Lula's imprisonment removes Brazil's most influential

political figure and front-runner from this year's presidential

campaign, throwing the race wide open and strengthening the odds

of a more centrist candidate prevailing, according to analysts

and political foes.

It also marks the end of an era for Brazil's left, which was

out in force in the streets outside of the union headquarters in

the industrial suburb of Sao Paulo where Lula's political career

began four decades ago as a union organizer.

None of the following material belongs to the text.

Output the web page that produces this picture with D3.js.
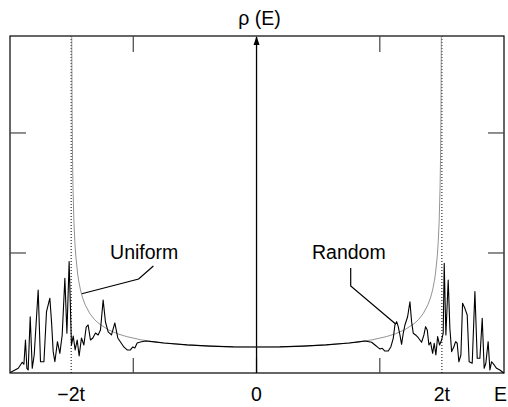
<!DOCTYPE html>
<html><head><meta charset="utf-8">
<script src="https://cdn.jsdelivr.net/npm/d3@7"></script>
<style>html,body{margin:0;padding:0;background:#fff;} svg{display:block;font-family:"Liberation Sans",Arial,sans-serif;}</style>
</head><body>
<svg id="c" width="508" height="407"></svg>
<script>
// Uniform (clean) density of states (E in units of t)
const uniformE = [-1.994,-1.99,-1.985,-1.98,-1.97,-1.96,-1.95,-1.93,-1.92,-1.9,-1.88,-1.85,-1.8,-1.75,-1.7,-1.6,-1.5,-1.4,-1.25,-1.1,-1.0,-0.75,-0.5,-0.25,0,0.25,0.5,0.75,1.0,1.1,1.25,1.4,1.5,1.6,1.7,1.75,1.8,1.85,1.88,1.9,1.92,1.93,1.95,1.96,1.97,1.98,1.985,1.99,1.994];
const uniformRho = [2.81,2.167,1.771,1.535,1.254,1.088,0.974,0.825,0.773,0.693,0.634,0.570,0.497,0.447,0.411,0.361,0.327,0.303,0.277,0.259,0.250,0.234,0.224,0.218,0.217,0.218,0.224,0.234,0.250,0.259,0.277,0.303,0.327,0.361,0.411,0.447,0.497,0.570,0.634,0.693,0.773,0.825,0.974,1.088,1.254,1.535,1.771,2.167,2.81];

// Random (disordered) density of states
const randomE = [-2.657,-2.571,-2.528,-2.510,-2.493,-2.478,-2.464,-2.442,-2.420,-2.399,-2.356,-2.331,-2.294,-2.266,-2.230,-2.212,-2.194,-2.176,-2.148,-2.122,-2.097,-2.068,-2.046,-2.022,-1.997,-1.978,-1.957,-1.935,-1.914,-1.889,-1.863,-1.838,-1.817,-1.792,-1.766,-1.738,-1.709,-1.684,-1.655,-1.630,-1.601,-1.565,-1.529,-1.497,-1.468,-1.432,-1.396,-1.361,-1.335,-1.313,-1.288,-1.253,-1.199,
 -1.1,-1.0,-0.75,-0.5,-0.25,0,0.25,0.5,0.75,1.0,1.1,1.17,
 1.242,1.278,1.313,1.332,1.356,1.385,1.421,1.450,1.475,1.493,1.512,1.529,1.547,1.565,1.583,1.601,1.630,1.655,1.673,1.691,1.716,1.745,1.763,1.781,1.806,1.824,1.842,1.860,1.878,1.900,1.917,1.935,1.954,1.975,1.997,2.014,2.025,2.043,2.068,2.086,2.105,2.129,2.148,2.165,2.183,2.205,2.223,2.248,2.273,2.294,2.327,2.356,2.381,2.410,2.435,2.456,2.474,2.499,2.518,2.536,2.564,2.590,2.625,2.668];
const randomRho = [0.004,0.039,0.089,0.073,0.275,0.039,0.025,0.469,0.039,0.150,0.692,0.094,0.094,0.511,0.623,0.428,0.178,0.094,0.261,0.164,0.317,0.789,0.331,0.928,0.233,0.308,0.192,0.275,0.142,0.292,0.233,0.383,0.400,0.275,0.292,0.333,0.317,0.358,0.608,0.425,0.342,0.317,0.417,0.292,0.258,0.217,0.192,0.192,0.217,0.208,0.250,0.258,0.267,
 0.259,0.250,0.234,0.224,0.218,0.217,0.218,0.224,0.234,0.250,0.259,0.266,
 0.256,0.233,0.211,0.200,0.206,0.183,0.183,0.219,0.289,0.400,0.428,0.386,0.317,0.239,0.331,0.400,0.469,0.594,0.428,0.331,0.317,0.294,0.275,0.256,0.317,0.386,0.358,0.233,0.256,0.164,0.248,0.150,0.303,0.233,0.275,0.331,0.914,0.317,0.775,0.373,0.178,0.219,0.261,0.248,0.094,0.150,0.581,0.539,0.483,0.094,0.081,0.678,0.123,0.123,0.456,0.039,0.081,0.261,0.025,0.094,0.067,0.039,0.025,0.0];

const xTickVals = [-2, 0, 2];
const xTickLabels = ["\u22122t", "0", "2t"];
const minorXTicks = [-1.33, 0, 1.33];
const yTicks = [1, 2];
const bandEdges = [-2, 2];

const svg = d3.select("#c");
const L = 10, R = 504, T = 36, B = 373;
const x = d3.scaleLinear().domain([-2.66, 2.67]).range([L, R]);
const y = d3.scaleLinear().domain([0, 2.808]).range([B, T]);

// frame
svg.append("rect").attr("x", L).attr("y", T).attr("width", R - L).attr("height", B - T)
  .attr("fill", "none").attr("stroke", "#000").attr("stroke-width", 1.2);

// ticks (inward)
const tk = svg.append("g").attr("stroke", "#444").attr("stroke-width", 1.2);
minorXTicks.forEach(v => {
  tk.append("line").attr("x1", x(v)).attr("x2", x(v)).attr("y1", B).attr("y2", B - 15);
  if (v !== 0) tk.append("line").attr("x1", x(v)).attr("x2", x(v)).attr("y1", T).attr("y2", T + 16);
});
yTicks.forEach(v => {
  tk.append("line").attr("x1", L).attr("x2", L + 16).attr("y1", y(v)).attr("y2", y(v));
  tk.append("line").attr("x1", R - 16).attr("x2", R).attr("y1", y(v)).attr("y2", y(v));
});

// band edge dotted lines
bandEdges.forEach(v => {
  svg.append("line").attr("x1", x(v)).attr("x2", x(v)).attr("y1", T).attr("y2", B)
    .attr("stroke", "#000").attr("stroke-width", 1).attr("stroke-dasharray", "1,2");
});

// vertical axis with arrow
svg.append("line").attr("x1", x(0)).attr("x2", x(0)).attr("y1", B).attr("y2", T + 1)
  .attr("stroke", "#000").attr("stroke-width", 1.3);
svg.append("path").attr("d", `M${x(0)},${T} L${x(0) - 3},${T + 9} L${x(0) + 3},${T + 9} Z`).attr("fill", "#000");

// curves
const line = d3.line().x(d => x(d[0])).y(d => y(d[1]));
svg.append("path").datum(uniformE.map((e, i) => [e, uniformRho[i]]))
  .attr("d", line).attr("fill", "none").attr("stroke", "#777").attr("stroke-width", 0.8);
svg.append("path").datum(randomE.map((e, i) => [e, randomRho[i]]))
  .attr("d", line).attr("fill", "none").attr("stroke", "#000").attr("stroke-width", 1.1)
  .attr("stroke-linejoin", "round");

// annotations
const uniLeader = [[-1.885, 0.66], [-1.272, 0.783], [-1.113, 0.892]];
const rndLeader = [[1.016, 0.875], [1.016, 0.725], [1.501, 0.408]];
[uniLeader, rndLeader].forEach(p => svg.append("path").attr("d", line(p))
  .attr("fill", "none").attr("stroke", "#000").attr("stroke-width", 1.2));
svg.append("text").attr("x", x(-1.58)).attr("y", y(0.95)).attr("font-size", 19.5).text("Uniform");
svg.append("text").attr("x", x(0.598)).attr("y", y(0.95)).attr("font-size", 19.5).text("Random");

// axis labels
xTickVals.forEach((v, i) => {
  svg.append("text").attr("x", x(v)).attr("y", 401).attr("text-anchor", "middle")
    .attr("font-size", 19.5).text(xTickLabels[i]);
});
svg.append("text").attr("x", 507).attr("y", 401).attr("text-anchor", "end").attr("font-size", 19.5).text("E");
svg.append("text").attr("x", x(0) + 3).attr("y", 25).attr("text-anchor", "middle")
  .attr("font-size", 19.5).text("\u03C1 (E)");
</script>
</body></html>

The throngs of supporters, which began gathering when he

arrived late on Thursday night, dissuaded police from trying to

take him into custody and heightened concerns about a violent

showdown.

Supporters blocked Lula's first attempt to leave the union

building on Saturday afternoon, pushing back against fellow

party members trying to open the gate for his car to leave.

Workers Party chief Gleisi Hoffmann pleaded with supporters to

let him exit.

Lula was convicted of taking bribes, including renovation of

a three-storey seaside apartment that he denies ever owning, from

an engineering firm in return for help landing public contracts.

"I'm the only person being prosecuted over an apartment that

isn't mine," insisted Lula, standing on a sound truck alongside

his impeached handpicked successor Dilma Rousseff and leaders of

other left-wing parties.

A Brazilian Supreme Court justice on Saturday rejected the

latest plea by Lula's legal team, which argued they had not

exhausted procedural appeals when a judge issued the order to

turn himself in.

Under Brazilian electoral law, a candidate is forbidden from

running for office for eight years after being found guilty of a

crime. Rare exceptions have been made in the past, and the final

decision would be made by the top electoral court if and when

Lula officially files to be a candidate.

The union where Lula, 72, sought refuge was the launch pad

for his career in the late 1970s leading nationwide strikes that

helped to end Brazil's 1964-85 military dictatorship.

Lula's everyman style and unvarnished speeches electrified

masses and eventually won him two terms as president, from 2003

to 2011, when he oversaw robust economic growth and falling

inequality amid a commodities boom.

"Those who condemn me without proof know that I am innocent

and I governed honestly," Lula said in a video message to his

supporters. "Those who persecute me can do what they want to me,

but they will never imprison our dreams."